- [DESCRIPTION OF THE TASK]:
Copy the lines of the data below exactly, starting at the first and stopping after the line that contains "const seriesNames = ['HWP-A', 'ω-5G'];"; include no pictures.

- [SOURCE EXCERPT]:
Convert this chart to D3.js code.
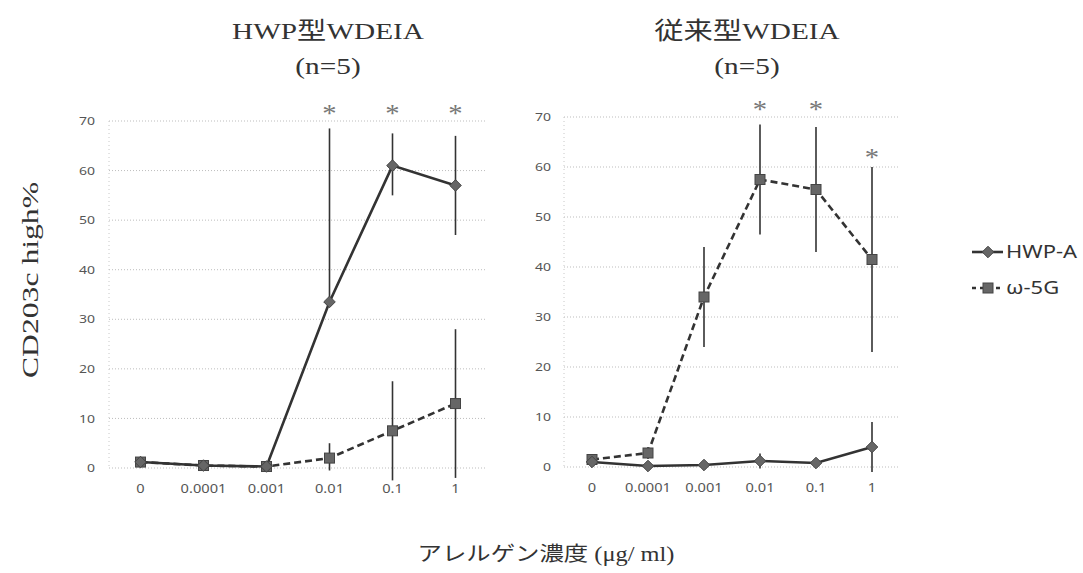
<!DOCTYPE html>
<html>
<head>
<meta charset="utf-8">
<script src="https://cdn.jsdelivr.net/npm/d3@7"></script>
<style>
	html, body { margin: 0; padding: 0; background: #fff; }
	#app { width: 1083px; height: 573px; }
</style>
</head>
<body>
<div id="app"></div>
<script>
// concentrations (µg/ml) on the x axis
const concentrations = ['0', '0.0001', '0.001', '0.01', '0.1', '1'];
const yTicks = [0, 10, 20, 30, 40, 50, 60, 70];
const seriesNames = ['HWP-A', 'ω-5G'];

// HWP型WDEIA panel
const hwpHwpA = [1.2, 0.5, 0.3, 33.5, 61, 57];
const hwpHwpAUp = [0.5, 0.3, 0.3, 35, 6.5, 10];
const hwpHwpADown = [0.5, 0.3, 0.3, 0, 6, 10];
const hwpOmega = [1.2, 0.5, 0.3, 2, 7.5, 13];
const hwpOmegaUp = [0.4, 0.3, 0.3, 3, 10, 15];
const hwpOmegaDown = [0.4, 0.3, 0.3, 2.5, 10, 15];
const hwpStars = ['0.01', '0.1', '1'];
const hwpStarLevel = [72, 72, 72];

// 従来型WDEIA panel
const convHwpA = [1, 0.2, 0.4, 1.2, 0.8, 4];
const convHwpAUp = [0.8, 0.3, 0.5, 1.5, 0.6, 5];
const convHwpADown = [0.8, 0.3, 0.5, 1.5, 0.6, 5];
const convOmega = [1.5, 2.8, 34, 57.5, 55.5, 41.5];
const convOmegaUp = [1, 1.2, 10, 11, 12.5, 18.5];
const convOmegaDown = [1, 1.2, 10, 11, 12.5, 18.5];
const convStars = ['0.01', '0.1', '1'];
const convStarLevel = [72, 72, 62.5];

const SX = 1.22; // the source figure is stretched sideways
const serif = "'Liberation Serif', 'Noto Sans CJK JP', serif";
const sans = "'Noto Sans', 'Liberation Sans', sans-serif";

const svg = d3.select('#app').append('svg')
	.attr('width', 1083)
	.attr('height', 573);

const panels = [
	{
		title: 'HWP型WDEIA', titleX: 328,
		x0: 109, x1: 487, yBottom: 468, yTop: 121, labelX: 95,
		series: [
			{ values: hwpHwpA, up: hwpHwpAUp, down: hwpHwpADown },
			{ values: hwpOmega, up: hwpOmegaUp, down: hwpOmegaDown }
		],
		stars: hwpStars, starLevel: hwpStarLevel
	},
	{
		title: '従来型WDEIA', titleX: 747,
		x0: 564, x1: 900, yBottom: 467, yTop: 117, labelX: 551,
		series: [
			{ values: convHwpA, up: convHwpAUp, down: convHwpADown },
			{ values: convOmega, up: convOmegaUp, down: convOmegaDown }
		],
		stars: convStars, starLevel: convStarLevel
	}
];

function stretchedText(g, x, y, txt, size, family, fill, anchor, sx) {
	return g.append('text')
		.attr('transform', `translate(${x},${y}) scale(${sx},1)`)
		.attr('text-anchor', anchor)
		.attr('font-family', family)
		.attr('font-size', size)
		.attr('fill', fill)
		.text(txt);
}

function marker(g, kind, cx, cy) {
	if (kind === 0) {
		g.append('path')
			.attr('d', d3.symbol(d3.symbolDiamond2, 85)())
			.attr('transform', `translate(${cx},${cy})`)
			.attr('fill', '#666').attr('stroke', '#444').attr('stroke-width', 1);
	} else {
		g.append('rect')
			.attr('x', cx - 5).attr('y', cy - 5)
			.attr('width', 10).attr('height', 10)
			.attr('fill', '#666').attr('stroke', '#444').attr('stroke-width', 1);
	}
}

panels.forEach(function (p) {
	const x = d3.scaleBand().domain(concentrations).range([p.x0, p.x1]);
	const y = d3.scaleLinear().domain([0, 70]).range([p.yBottom, p.yTop]);
	const cx = d => x(d) + x.bandwidth() / 2;
	const g = svg.append('g');

	// gridlines
	g.append('g').selectAll('line')
		.data(yTicks)
		.enter().append('line')
			.attr('x1', p.x0).attr('x2', p.x1)
			.attr('y1', d => y(d)).attr('y2', d => y(d))
			.attr('stroke', '#bdbdbd')
			.attr('stroke-dasharray', '1,2');

	g.append('line')
		.attr('x1', p.x0).attr('x2', p.x0)
		.attr('y1', y(70)).attr('y2', y(0))
		.attr('stroke', '#c8c8c8')
		.attr('stroke-dasharray', '1,3');

	// y axis labels
	const ya = g.append('g')
		.attr('transform', `translate(${p.labelX},0)`)
		.call(d3.axisLeft(y).tickValues(yTicks).tickSize(0).tickPadding(0));
	ya.select('.domain').remove();
	ya.selectAll('text')
		.attr('font-family', sans)
		.attr('font-size', 11.5)
		.attr('fill', '#555')
		.attr('transform', `scale(${SX},1)`);

	// x axis labels
	const xa = g.append('g')
		.attr('transform', `translate(0,${p.yBottom + 16})`)
		.call(d3.axisBottom(x).tickSize(0).tickPadding(0));
	xa.select('.domain').remove();
	xa.selectAll('text')
		.attr('font-family', sans)
		.attr('font-size', 12)
		.attr('fill', '#555')
		.attr('transform', `scale(${SX},1)`);

	// error bars
	p.series.forEach(function (s) {
		g.append('g').selectAll('line')
			.data(concentrations)
			.enter().append('line')
				.attr('x1', d => cx(d)).attr('x2', d => cx(d))
				.attr('y1', (d, i) => y(s.values[i] + s.up[i]))
				.attr('y2', (d, i) => y(s.values[i] - s.down[i]))
				.attr('stroke', '#333')
				.attr('stroke-width', 1.6);
	});

	// lines
	const line = d3.line()
		.x((d, i) => cx(concentrations[i]))
		.y(d => y(d));

	p.series.forEach(function (s, k) {
		g.append('path')
			.datum(s.values)
			.attr('d', line)
			.attr('fill', 'none')
			.attr('stroke', '#333')
			.attr('stroke-width', 2.6)
			.attr('stroke-dasharray', k === 1 ? '7,4' : null);
	});

	// markers, second series first so diamonds sit on top
	[1, 0].forEach(function (k) {
		const s = p.series[k];
		s.values.forEach((v, i) => marker(g, k, cx(concentrations[i]), y(v)));
	});

	// significance marks
	p.stars.forEach(function (c, i) {
		stretchedText(g, cx(c), y(p.starLevel[i]) + 11, '*', 26, serif, '#777', 'middle', 1.1);
	});

	// titles
	stretchedText(svg, p.titleX, 39, p.title, 24, serif, '#333', 'middle', SX);
	stretchedText(svg, p.titleX, 74, '(n=5)', 24, serif, '#333', 'middle', SX);
});

// y axis title
svg.append('text')
	.attr('transform', 'translate(38,280) rotate(-90) scale(1.32,1)')
	.attr('text-anchor', 'middle')
	.attr('font-family', serif)
	.attr('font-size', 24)
	.attr('fill', '#333')
	.text('CD203c high%');

// x axis title
stretchedText(svg, 546, 561, 'アレルゲン濃度 (μg/ ml)', 20, serif, '#333', 'middle', SX);

// legend
const legend = svg.append('g');
seriesNames.forEach(function (name, k) {
	const ly = 252 + k * 36;
	legend.append('line')
		.attr('x1', 972).attr('x2', 1003)
		.attr('y1', ly).attr('y2', ly)
		.attr('stroke', '#333')
		.attr('stroke-width', 2.6)
		.attr('stroke-dasharray', k === 1 ? '4,4' : null);
	marker(legend, k, 988, ly);
	stretchedText(legend, 1006, ly + 6, name, 18, sans, '#333', 'start', SX);
});
</script>
</body>
</html>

- [OUTPUT FOR THIS EXERCISE]:
Convert this chart to D3.js code.
<!DOCTYPE html>
<html>
<head>
<meta charset="utf-8">
<script src="https://cdn.jsdelivr.net/npm/d3@7"></script>
<style>
	html, body { margin: 0; padding: 0; background: #fff; }
	#app { width: 1083px; height: 573px; }
</style>
</head>
<body>
<div id="app"></div>
<script>
// concentrations (µg/ml) on the x axis
const concentrations = ['0', '0.0001', '0.001', '0.01', '0.1', '1'];
const yTicks = [0, 10, 20, 30, 40, 50, 60, 70];
const seriesNames = ['HWP-A', 'ω-5G'];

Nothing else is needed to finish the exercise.